I couldn’t take anymore. The 911 operator had told me to wait. But I couldn’t wait. I couldn’t stay in that house for one more second.
And for the very first time, I ran away from him.
Moses
I WOKE UP IN A PADDED ROOM. Not a cell. A room. But it might as well have been. When I came to they took my clothes, documented any wounds or marks on my skin, and gave me a pair of pale yellow scrubs to wear and socks to put on my feet. I was informed I could earn back my clothes as I followed the rules. Various people came to see me. Doctors, therapists, psychiatrists with little medical charts. They all tried to talk to me, but I was too numb to talk.
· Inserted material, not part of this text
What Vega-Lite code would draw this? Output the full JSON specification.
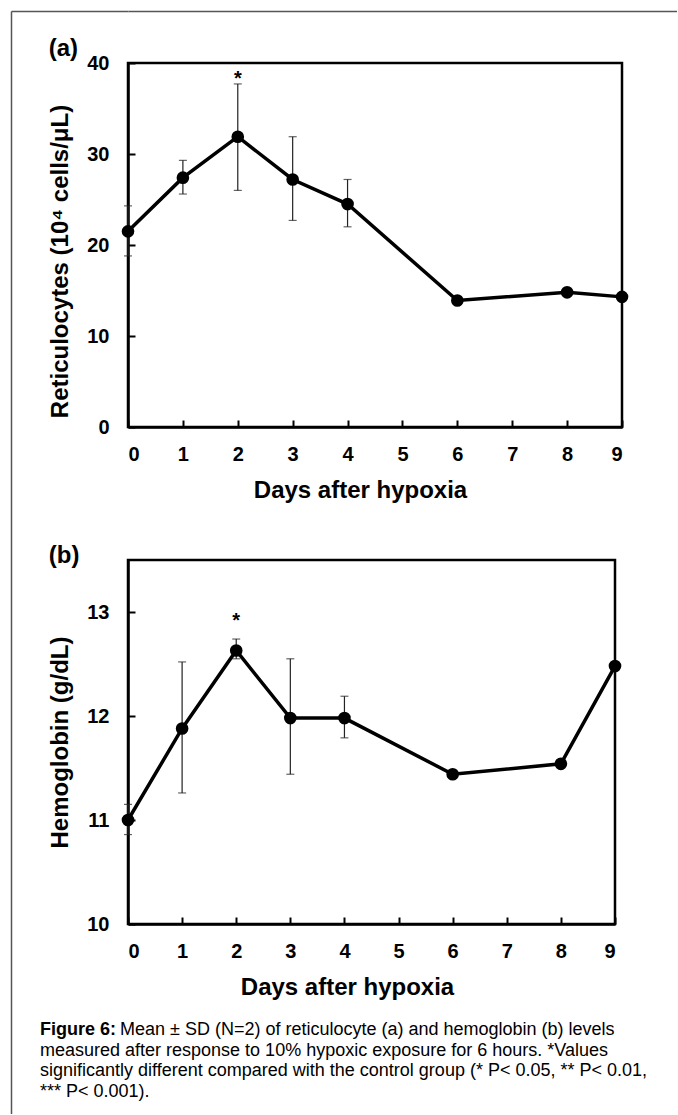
{
  "$schema": "https://vega.github.io/schema/vega-lite/v6.json",
  "padding": {"left": 11, "top": 11, "right": 0, "bottom": 0},
  "background": "white",
  "config": {
    "font": "Liberation Sans",
    "view": {"stroke": null},
    "axis": {
      "labelFont": "Liberation Sans", "labelFontWeight": "bold", "labelFontSize": 20, "labelColor": "black",
      "titleFont": "Liberation Sans", "titleFontWeight": "bold", "titleFontSize": 24, "titleColor": "black",
      "domainColor": "black", "domainWidth": 2.5, "tickColor": "black", "tickWidth": 2, "tickSize": -7,
      "grid": false
    },
    "title": {"font": "Liberation Sans", "fontSize": 24, "fontWeight": "bold", "anchor": "start", "frame": "bounds", "color": "black"}
  },
  "datasets": {
    "reti": [
      {"day": 0, "value": 21.5, "lo": 18.8, "hi": 24.3},
      {"day": 1, "value": 27.4, "lo": 25.6, "hi": 29.3},
      {"day": 2, "value": 31.9, "lo": 26.0, "hi": 37.7},
      {"day": 3, "value": 27.2, "lo": 22.7, "hi": 31.9},
      {"day": 4, "value": 24.5, "lo": 22.0, "hi": 27.2},
      {"day": 6, "value": 13.9},
      {"day": 8, "value": 14.8},
      {"day": 9, "value": 14.3}
    ],
    "hemo": [
      {"day": 0, "value": 11.0, "lo": 10.86, "hi": 11.15},
      {"day": 1, "value": 11.88, "lo": 11.26, "hi": 12.52},
      {"day": 2, "value": 12.63, "lo": 12.55, "hi": 12.74},
      {"day": 3, "value": 11.98, "lo": 11.44, "hi": 12.55},
      {"day": 4, "value": 11.98, "lo": 11.79, "hi": 12.19},
      {"day": 6, "value": 11.44},
      {"day": 8, "value": 11.54},
      {"day": 9, "value": 12.48}
    ],
    "sigA": [{"day": 2, "y": 38.5, "label": "*"}],
    "sigB": [{"day": 2, "y": 12.93, "label": "*"}],
    "capHead": [{"line": 1, "text": "Figure 6:"}],
    "capLines": [
      {"line": 1, "text": "Mean ± SD (N=2) of reticulocyte (a) and hemoglobin (b) levels"},
      {"line": 2, "text": "measured after response to 10% hypoxic exposure for 6 hours. *Values"},
      {"line": 3, "text": "significantly different compared with the control group (* P< 0.05, ** P< 0.01,"},
      {"line": 4, "text": "*** P< 0.001)."}
    ],
    "blank": [{"k": 0}]
  },
  "spacing": -200,
  "hconcat": [
    {
      "width": 117, "height": 1103,
      "data": {"name": "blank"},
      "mark": {"type": "point", "size": 0, "opacity": 0},
      "encoding": {
        "x": {"datum": 0, "type": "quantitative", "scale": {"domain": [0, 1]},
              "axis": {"orient": "top", "domainColor": "#555555", "domainWidth": 1.5, "ticks": false, "labels": false, "title": null}},
        "y": {"datum": 1, "type": "quantitative", "scale": {"domain": [0, 1]},
              "axis": {"orient": "left", "domainColor": "#555555", "domainWidth": 1.5, "ticks": false, "labels": false, "title": null}}
      }
    },
    {
      "spacing": 23,
      "vconcat": [
        {
          "width": 549, "height": 1,
          "data": {"name": "blank"},
          "mark": {"type": "point", "size": 0, "opacity": 0},
          "encoding": {
            "x": {"datum": 0, "type": "quantitative", "scale": {"domain": [0, 1]},
                  "axis": {"orient": "top", "domainColor": "#555555", "domainWidth": 1.5, "ticks": false, "labels": false, "title": null}},
            "y": {"datum": 1, "type": "quantitative", "scale": {"domain": [0, 1]}, "axis": null}
          }
        },
        {
          "spacing": 20,
          "vconcat": [
            {
              "spacing": 38,
              "vconcat": [
                {
                  "width": 494, "height": 364,
                  "title": {"text": "(a)", "offset": -8},
                  "view": {"stroke": "black", "strokeWidth": 2.5},
                  "data": {"name": "reti"},
                  "encoding": {
                    "x": {"field": "day", "type": "quantitative", "scale": {"domain": [0, 9], "nice": false, "zero": false},
                          "axis": {"values": [0,1,2,3,4,5,6,7,8,9], "format": "d", "title": "Days after hypoxia", "labelPadding": 24, "titlePadding": 14, "titleX": 232}}
                  },
                  "layer": [
                    {
                      "mark": {"type": "rule", "color": "#222222", "strokeWidth": 1.2},
                      "encoding": {
                        "y": {"field": "lo", "type": "quantitative", "scale": {"domain": [0, 40], "nice": false}, "title": "Reticulocytes (10⁴ cells/μL)",
                              "axis": {"values": [0,10,20,30,40], "format": "d", "labelPadding": 26, "titlePadding": 14, "titleY": 198}},
                        "y2": {"field": "hi"}
                      }
                    },
                    {
                      "mark": {"type": "tick", "orient": "horizontal", "size": 8, "thickness": 1.2, "color": "#222222"},
                      "encoding": {"y": {"field": "lo", "type": "quantitative", "scale": {"domain": [0, 40], "nice": false}, "title": "Reticulocytes (10⁴ cells/μL)"}}
                    },
                    {
                      "mark": {"type": "tick", "orient": "horizontal", "size": 8, "thickness": 1.2, "color": "#222222"},
                      "encoding": {"y": {"field": "hi", "type": "quantitative", "scale": {"domain": [0, 40], "nice": false}, "title": "Reticulocytes (10⁴ cells/μL)"}}
                    },
                    {
                      "mark": {"type": "line", "color": "black", "strokeWidth": 3.5},
                      "encoding": {"y": {"field": "value", "type": "quantitative", "scale": {"domain": [0, 40], "nice": false}, "title": "Reticulocytes (10⁴ cells/μL)"}}
                    },
                    {
                      "mark": {"type": "point", "shape": "circle", "filled": true, "size": 160, "color": "black", "opacity": 1},
                      "encoding": {"y": {"field": "value", "type": "quantitative", "scale": {"domain": [0, 40], "nice": false}, "title": "Reticulocytes (10⁴ cells/μL)"}}
                    },
                    {
                      "data": {"name": "sigA"},
                      "mark": {"type": "text", "fontSize": 20, "fontWeight": "bold", "baseline": "middle", "dy": 2, "color": "black"},
                      "encoding": {"y": {"field": "y", "type": "quantitative", "scale": {"domain": [0, 40], "nice": false}, "title": "Reticulocytes (10⁴ cells/μL)"},
                                   "text": {"field": "label"}}
                    }
                  ]
                },
                {
                  "width": 487, "height": 364,
                  "title": {"text": "(b)", "offset": -8},
                  "view": {"stroke": "black", "strokeWidth": 2.5},
                  "data": {"name": "hemo"},
                  "encoding": {
                    "x": {"field": "day", "type": "quantitative", "scale": {"domain": [0, 9], "nice": false, "zero": false},
                          "axis": {"values": [0,1,2,3,4,5,6,7,8,9], "format": "d", "title": "Days after hypoxia", "labelPadding": 24, "titlePadding": 14, "titleX": 219}}
                  },
                  "layer": [
                    {
                      "mark": {"type": "rule", "color": "#222222", "strokeWidth": 1.2},
                      "encoding": {
                        "y": {"field": "lo", "type": "quantitative", "scale": {"domain": [10, 13.5], "nice": false, "zero": false}, "title": "Hemoglobin (g/dL)",
                              "axis": {"values": [10,11,12,13], "format": "d", "labelPadding": 26, "titlePadding": 14}},
                        "y2": {"field": "hi"}
                      }
                    },
                    {
                      "mark": {"type": "tick", "orient": "horizontal", "size": 8, "thickness": 1.2, "color": "#222222"},
                      "encoding": {"y": {"field": "lo", "type": "quantitative", "scale": {"domain": [10, 13.5], "nice": false, "zero": false}, "title": "Hemoglobin (g/dL)"}}
                    },
                    {
                      "mark": {"type": "tick", "orient": "horizontal", "size": 8, "thickness": 1.2, "color": "#222222"},
                      "encoding": {"y": {"field": "hi", "type": "quantitative", "scale": {"domain": [10, 13.5], "nice": false, "zero": false}, "title": "Hemoglobin (g/dL)"}}
                    },
                    {
                      "mark": {"type": "line", "color": "black", "strokeWidth": 3.5},
                      "encoding": {"y": {"field": "value", "type": "quantitative", "scale": {"domain": [10, 13.5], "nice": false, "zero": false}, "title": "Hemoglobin (g/dL)"}}
                    },
                    {
                      "mark": {"type": "point", "shape": "circle", "filled": true, "size": 160, "color": "black", "opacity": 1},
                      "encoding": {"y": {"field": "value", "type": "quantitative", "scale": {"domain": [10, 13.5], "nice": false, "zero": false}, "title": "Hemoglobin (g/dL)"}}
                    },
                    {
                      "data": {"name": "sigB"},
                      "mark": {"type": "text", "fontSize": 20, "fontWeight": "bold", "baseline": "middle", "dy": 2, "color": "black"},
                      "encoding": {"y": {"field": "y", "type": "quantitative", "scale": {"domain": [10, 13.5], "nice": false, "zero": false}, "title": "Hemoglobin (g/dL)"},
                                   "text": {"field": "label"}}
                    }
                  ]
                }
              ]
            },
            {
              "width": 530, "height": 62,
              "layer": [
                {
                  "data": {"name": "capHead"},
                  "mark": {"type": "text", "font": "Liberation Sans", "fontSize": 18, "fontWeight": "bold", "align": "left", "baseline": "alphabetic", "dx": -88, "color": "black"},
                  "encoding": {"x": {"value": 0}, "y": {"field": "line", "type": "ordinal", "scale": {"type": "point", "padding": 0, "domain": [1,2,3,4]}, "axis": null}, "text": {"field": "text"}}
                },
                {
                  "data": {"name": "capLines"},
                  "transform": [{"filter": "datum.line == 1"}],
                  "mark": {"type": "text", "font": "Liberation Sans", "fontSize": 18, "align": "left", "baseline": "alphabetic", "dx": -8, "color": "black"},
                  "encoding": {"x": {"value": 0}, "y": {"field": "line", "type": "ordinal", "scale": {"type": "point", "padding": 0, "domain": [1,2,3,4]}, "axis": null}, "text": {"field": "text"}}
                },
                {
                  "data": {"name": "capLines"},
                  "transform": [{"filter": "datum.line > 1"}],
                  "mark": {"type": "text", "font": "Liberation Sans", "fontSize": 18, "align": "left", "baseline": "alphabetic", "dx": -88, "color": "black"},
                  "encoding": {"x": {"value": 0}, "y": {"field": "line", "type": "ordinal", "scale": {"type": "point", "padding": 0, "domain": [1,2,3,4]}, "axis": null}, "text": {"field": "text"}}
                }
              ]
            }
          ]
        }
      ]
    }
  ]
}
And they all left eventually.
I was alone in my room for three days with meals brought in to me, some pencils to write with, and a lined notebook. Nobody wanted me to paint here. They wanted me to talk. To write in notebooks. To write and write. The more I wrote, the happier they were, until they read what I’d written and thought I was being uncooperative. But words were hard for me. If they let me paint, I could express myself. I was instructed to “journal” all my feelings. I was asked to explain what happened at my grandmother’s house on Thanksgiving Day. Wasn’t there a song about Grandma and Thanksgiving? I was sure there was and wrote it a few times in the notebook they provided.